Avec voyage au bout de l'enfer, l'occasion nous est d'emblée offerte de revenir sur le désastre que peut constituer un titre français par rapport a l'original (désastre qui peut s'appliquer aux dialogues, doublages, traductions, etc etc...) puisque le titre original est the deer hunter, soit "le chasseur de daim".


Cette premier réflexion faite en mode apéritive, venons-en a présent au film.


Si Michael Cimino est aujourd'hui considéré comme un grand réalisateur, c'est essentiellement a the deer Hunter qu'il le doit.


Certes, son canardeur (thunderbolt and lightfoot, c'est bon aussi, ça, non ?) ou ses portes du paradis ne manquent pas d'attraits ou de qualités, son année du dragon, son sicilien ou sa maison des otages (desperate hours) comportent bien tous un ou deux moments de grâce (fugace, en ce qui concerne le sicilien), mais c'est bien le "voyage..." qui constitue sa contribution la plus évidente au patrimoine du 7eme art...


Ce film est d'une puissance assez rare, et trouve une voie peu commune pour servir son propos.
En effet, les moments forts qui marquent le film (ainsi que les spectateurs) pourraient suffire à constituer une œuvre inoubliable. Mais la violence que subissent un groupe de copains qui se rendent au Vietnam, les traumatismes qui en résulteront, la nature des rapports qui uniront ou sépareront ceux qui sont partis de ceux qui sont restés, mais aussi a l'intérieur même du groupe de ceux qui ont connu l'horreur, est totalement souligné, renforcé, porté a incandescence par l'admirable première heure du film. Première heure... ou rien ne se passe.
Rien d'autre que la vie dans cette communauté orthodoxe aux sein d'une cité nord-américaine industrielle et minière, décrite au cours d'un dernier week-end entre potes, pendant lequel l'un d'entre eux va se marier pendant que les autres, sachant l'échéance terrible proche, vont boire, rire, danser, boire, chasser (le daim, donc), et boire.
Ces quelques scènes, magnifiques, sobres (contrairement aux personnages), simples, sont si réussies, si belles, que le reste, tout ce qui va suivre, en tirera une intensité absolue.
Pour appuyer ce que j'avance, il me suffira d'affirmer que les scènes ou Michael (Robert de Niro), de retour au pays, ne parvenant pas a renouer les fils avec Linda (Meryl Streep), sont finalement encore plus fortes que celles, beaucoup plus spectaculaires, ou le même Micheal retrouve Nick (Christopher Walken) en fin de film.

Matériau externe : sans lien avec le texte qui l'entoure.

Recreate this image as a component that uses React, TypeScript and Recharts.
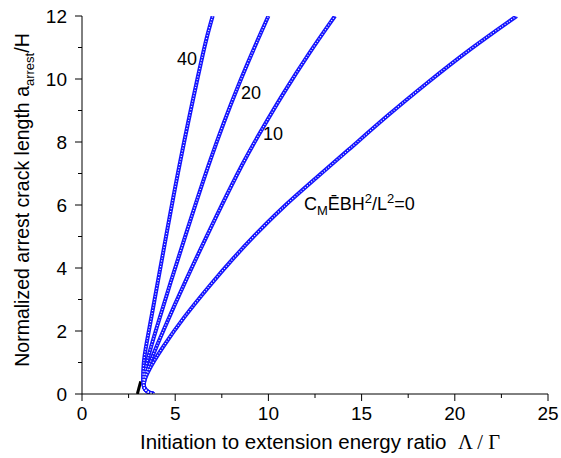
import { LineChart, Line, XAxis, YAxis, ReferenceDot } from "recharts";

const xTicks = [0, 2.5, 5, 7.5, 10, 12.5, 15, 17.5, 20, 22.5, 25];
const xMajor = [0, 5, 10, 15, 20, 25];
const yTicks = [0, 1, 2, 3, 4, 5, 6, 7, 8, 9, 10, 11, 12];
const yMajor = [0, 2, 4, 6, 8, 10, 12];

// every curve leaves the same short hook near Λ/Γ ≈ 3
const hook: [number, number][] = [
  [3.86, 0], [3.6, 0.04], [3.38, 0.13], [3.25, 0.3],
];

const curve0: [number, number][] = [
  [3.55, 0.75], [4.25, 1.42], [5.4, 2.4], [6.97, 3.53], [8.1, 4.3], [9.2, 5.0],
  [10.62, 5.85], [12.35, 6.75], [14.3, 7.75], [16.3, 8.8], [18.45, 9.85], [20.8, 10.95], [23.32, 12],
];
const curve10: [number, number][] = [
  [3.63, 1.0], [4.35, 2.0], [5.5, 3.53], [7.2, 5.65], [8.7, 7.43], [9.6, 8.35],
  [10.8, 9.55], [12.15, 10.8], [13.57, 12],
];
const curve20: [number, number][] = [
  [3.45, 1.0], [3.95, 2.0], [4.74, 3.53], [5.6, 5.12], [6.85, 7.43], [8.39, 9.86], [10.0, 12],
];
const curve40: [number, number][] = [
  [3.3, 1.0], [3.4, 1.42], [3.9, 3.0], [4.38, 4.59], [5.26, 7.43], [6.33, 10.39],
  [6.65, 11.24], [7.01, 12],
];
const startStub: [number, number][] = [[2.97, 0], [3.15, 0.4]];

const toRows = (pts: [number, number][]) => pts.map(([x, y]) => ({ x, y }));
const series = [curve0, curve10, curve20, curve40].map((c) => toRows([...hook, ...c]));

const FONT = "'Liberation Sans', Arial, sans-serif";
const BLUE = "#1414ff";

function XTick({ x, y, payload }: any) {
  const major = xMajor.includes(payload.value);
  return (
    <g>
      <line x1={x} x2={x} y1={y} y2={y + (major ? 7 : 4)} stroke="#000" strokeWidth={1} />
      {major && (
        <text x={x} y={y + 26} textAnchor="middle" fontSize={19} fontFamily={FONT} fill="#000">
          {payload.value}
        </text>
      )}
    </g>
  );
}

function YTick({ x, y, payload }: any) {
  const major = yMajor.includes(payload.value);
  return (
    <g>
      <line x1={x - (major ? 7 : 4)} x2={x} y1={y} y2={y} stroke="#000" strokeWidth={1} />
      {major && (
        <text x={x - 15} y={y + 7} textAnchor="end" fontSize={19} fontFamily={FONT} fill="#000">
          {payload.value}
        </text>
      )}
    </g>
  );
}

function CurveLabel({ text }: { text: string }) {
  return ({ viewBox }: any) => (
    <text x={viewBox.x} y={viewBox.y} fontSize={18} fontFamily={FONT} fill="#000">
      {text}
    </text>
  );
}

function ParamLabel({ viewBox }: any) {
  return (
    <text x={viewBox.x} y={viewBox.y} fontSize={18} fontFamily={FONT} fill="#000">
      C
      <tspan fontSize={13} dy={5}>M</tspan>
      <tspan dy={-5}>ĒBH</tspan>
      <tspan fontSize={13} dy={-7}>2</tspan>
      <tspan dy={7}>/L</tspan>
      <tspan fontSize={13} dy={-7}>2</tspan>
      <tspan dy={7}>=0</tspan>
    </text>
  );
}

function YTitle() {
  return (
    <text
      transform="translate(29,200) rotate(-90)"
      textAnchor="middle"
      fontSize={19.5}
      fontFamily={FONT}
      fill="#000"
    >
      Normalized arrest crack length a
      <tspan fontSize={13} dy={5}>arrest</tspan>
      <tspan dy={-5}>/H</tspan>
    </text>
  );
}

export default function App() {
  return (
    <div style={{ position: "absolute", left: 0, top: 0, width: 561, height: 458, background: "#fff" }}>
      <LineChart width={561} height={458} margin={{ top: 16, right: 13, bottom: 0, left: 0 }}>
        <XAxis
          dataKey="x"
          type="number"
          domain={[0, 25]}
          ticks={xTicks}
          interval={0}
          height={64}
          tickLine={false}
          tickSize={0}
          tickMargin={0}
          tick={<XTick />}
          axisLine={{ stroke: "#000", strokeWidth: 1 }}
          allowDataOverflow
        />
        <YAxis
          type="number"
          domain={[0, 12]}
          ticks={yTicks}
          interval={0}
          width={82}
          tickLine={false}
          tickSize={0}
          tickMargin={0}
          tick={<YTick />}
          axisLine={{ stroke: "#000", strokeWidth: 1 }}
          allowDataOverflow
        />
        <Line
          data={toRows(startStub)}
          dataKey="y"
          type="linear"
          stroke="#000"
          strokeWidth={3}
          dot={false}
          isAnimationActive={false}
        />
        {series.map((rows, i) => (
          <Line
            key={`b${i}`}
            data={rows}
            dataKey="y"
            type="basis"
            stroke={BLUE}
            strokeWidth={4}
            dot={false}
            isAnimationActive={false}
          />
        ))}
        {series.map((rows, i) => (
          <Line
            key={`w${i}`}
            data={rows}
            dataKey="y"
            type="basis"
            stroke="#fff"
            strokeWidth={1.2}
            strokeDasharray="1 1.8"
            dot={false}
            isAnimationActive={false}
          />
        ))}
        <ReferenceDot x={5.1} y={10.44} r={0} label={CurveLabel({ text: "40" })} />
        <ReferenceDot x={8.53} y={9.37} r={0} label={CurveLabel({ text: "20" })} />
        <ReferenceDot x={9.71} y={8.06} r={0} label={CurveLabel({ text: "10" })} />
        <ReferenceDot x={11.91} y={5.84} r={0} label={ParamLabel} />
      </LineChart>
      <svg width={561} height={458} style={{ position: "absolute", left: 0, top: 0, pointerEvents: "none" }}>
        <YTitle />
        <text x={320} y={449} textAnchor="middle" fontSize={20.5} fontFamily={FONT} fill="#000" style={{ whiteSpace: "pre" }}>
          {"Initiation to extension energy ratio  "}
          <tspan fontFamily="'Liberation Serif', 'Times New Roman', serif">{"Λ / Γ"}</tspan>
        </text>
      </svg>
    </div>
  );
}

La musique (Stanley Myers) et le reste de la distribution est magnifique, et ce film fait définitivement parti de ceux qui restent a jamais gravés en vous lorsque vous l'avez vu.
Qui plus est, il a eu le mérite rare de réunir la critique la plus pointue et le grand public qui a su lui réserver un accueil digne de ce que cette oeuvre méritait. Encouragé, Cimino allait par la suite mettre en chantier son grand-oeuvre, les portes du paradis, qui allait mettre fin a son statut de jeune génie du cinéma, pour passer à celui, beaucoup moins évident a vivre, de réalisateur maudit.


Je ne résisterai pas, en guise de conclusion, à décrire ma scène préférée.
Après la chasse nocturne, le groupe d'amis décide de terminer cette dernière virée ensemble dans le bar de l'un d'entre eux. Ils entrent en criant et en riant, se jettent sur la table de billard qu'ils arrosent copieusement de bière, crient et rient encore, jusqu'à ce que le patron ne se mettent au piano pour jouer une nocturne de Chopin.
Alors tous deviennent songeurs et pensifs, réalisent ce qui va arriver. Et ça ne se fait pas attendre. Cela se manifeste soudain dans le bruit d'hélicoptères qui approchent.
La seconde suivante, nous sommes plongés dans l'horreur.